Be careful with your words even when using words of love or admiration, to offer up loving words with no intention of following through or without truth is even more dark than offering up words of hate.

It takes from the person so much deeper than a simple insult or rejection. It lifts them up only to have gravity smash them into a million pieces. Unable to trust again.

Always be careful with your words. Choose wisely. Say what you mean not what you think someone wants to hear. Never say something just to make yourself feel better.

Words are weapons, some more obvious & some like Trojan horses that can destroy a person from the inside out; Getting straight to their hearts centre by incasing it in a facade of love.

Respect the power of words

Imperfect perfection

Love is not made from perfect faces or perfect bodies, it is not made from cloth or stone. We get so caught up in the fantasy of love that we often run hurriedly past genuine love, distracted by the twinkle of romantic grand gestures often based on nothing more than a generic idea found only in the movies.

We fight and we fight trying to be perfection to feel deserved of love but it is in our darkest days, not only our greatest triumphs that we form connections. That we weave the ever lasting bonds of true love. It takes effort and wanting to create the tapestry, so intricate so unique to the individual. It takes choice. We must choose to love another everyday we wake. We must commit. Love is more than temporary curves and muscles, love is that warm feeling that fills you from the inside out when you simply sit quietly with your love.
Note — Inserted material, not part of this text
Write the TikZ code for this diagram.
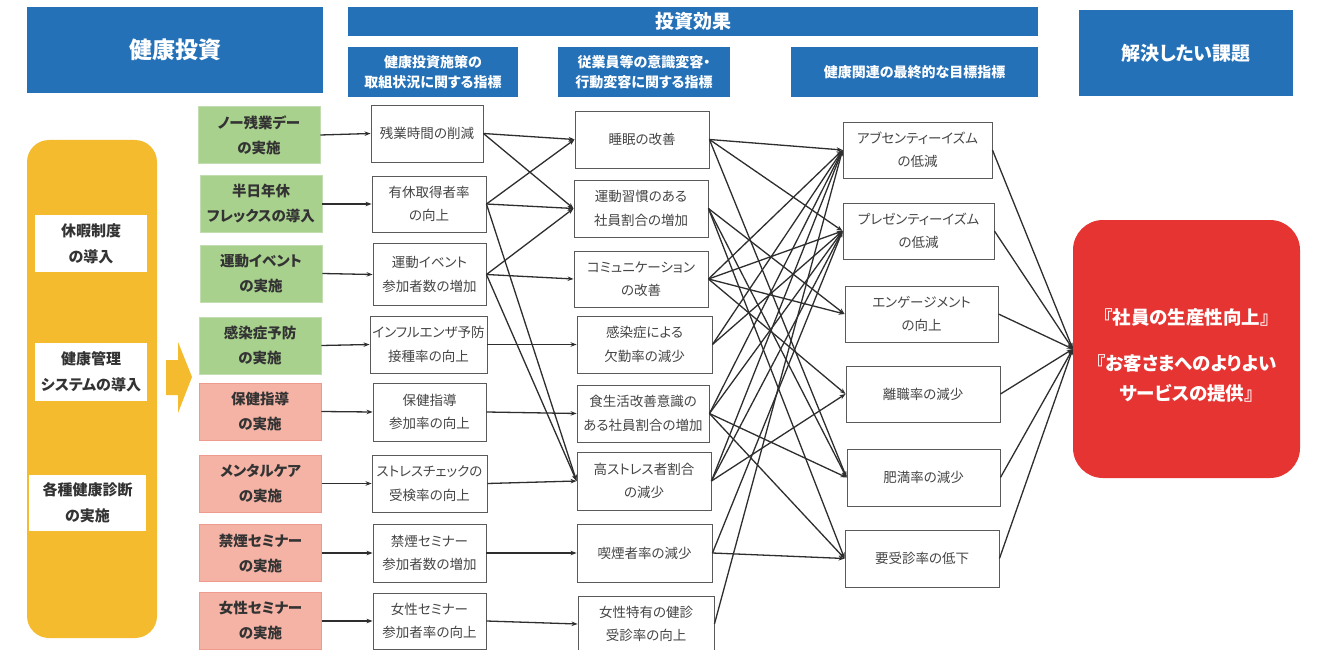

The passion arises out of this quiet contentment, as we realise we can trust with our entire being. We are home in that moment, and at total peace, free to explore whatever our bodies choose. 

Out to sea

As the tears steam down my face & my heart sits heavy in my chest an ocean forms around me. My heart anchoring me to the sea floor. My soul swells with all of the guilt, disappointment, heart ache, pain and longing I’ve acquired through this experience we call life. I feel like a tiny damaged boat in this open angry sea. In solitude I find myself riding the massive waves, each wave ready to tear the vessel apart or send me hurtling overboard lost forever. Knuckles white from hanging on to the worn wooden sides, no ores now as all guidance and steering fell overboard a long while ago. I prick myself on a splinter but hold on even tighter embracing the pain, it means I’m still here.

The inertia making me feel ill now I just close my eyes and feel the ache, hoping that my tears will wash some of this feeling away and sail me to a new tomorrow. I feel I can barely speak. Unable to adequately explain myself to anyone to help this ease, I am the unknown, I am alone even when amongst the masses. I give in & give over to the feeling & ask for forgiveness for all the wrong turns and self loathing that I’ve saturated myself in. My intentions have always been pure but the water is muddied now from the abuse, the embarrassment, the secrecy and the longing for love that never came. I would have done anything just to have a sniff of that, but in doing so I buried myself deeper into the lonely abyss. Was I even worthy anymore, I knew I had been, but with each passing year it seemed less and less likely. Peeling back the layers of confidence to be left feeling raw, vulnerable & totally alone.

Maybe it’s my breathing that sends the boat affray, I slow my breath for a moment and go within. In and ouuuut, slowly the peaks and falls smooth and I almost wish I could stop breathing altogether to allow for complete stillness. But life and pain, love and hatred, it’s all that makes our world turn. There is never one without the other, as the absence of one makes them both obsolete. The rise and fall of our breath just as the thump thrump in our chest. It all has a two and fro that creates life itself. Pressure and release. The emptiness and the overflow. The space and the form. We must learn to love where we are, as there can always be the influx after the outflow. We will not always be empty, nor always full.

But maybe just maybe if we believe in each other we can help each other climb out of the dark and balance these tides to still waters. My breath in helping your breath out.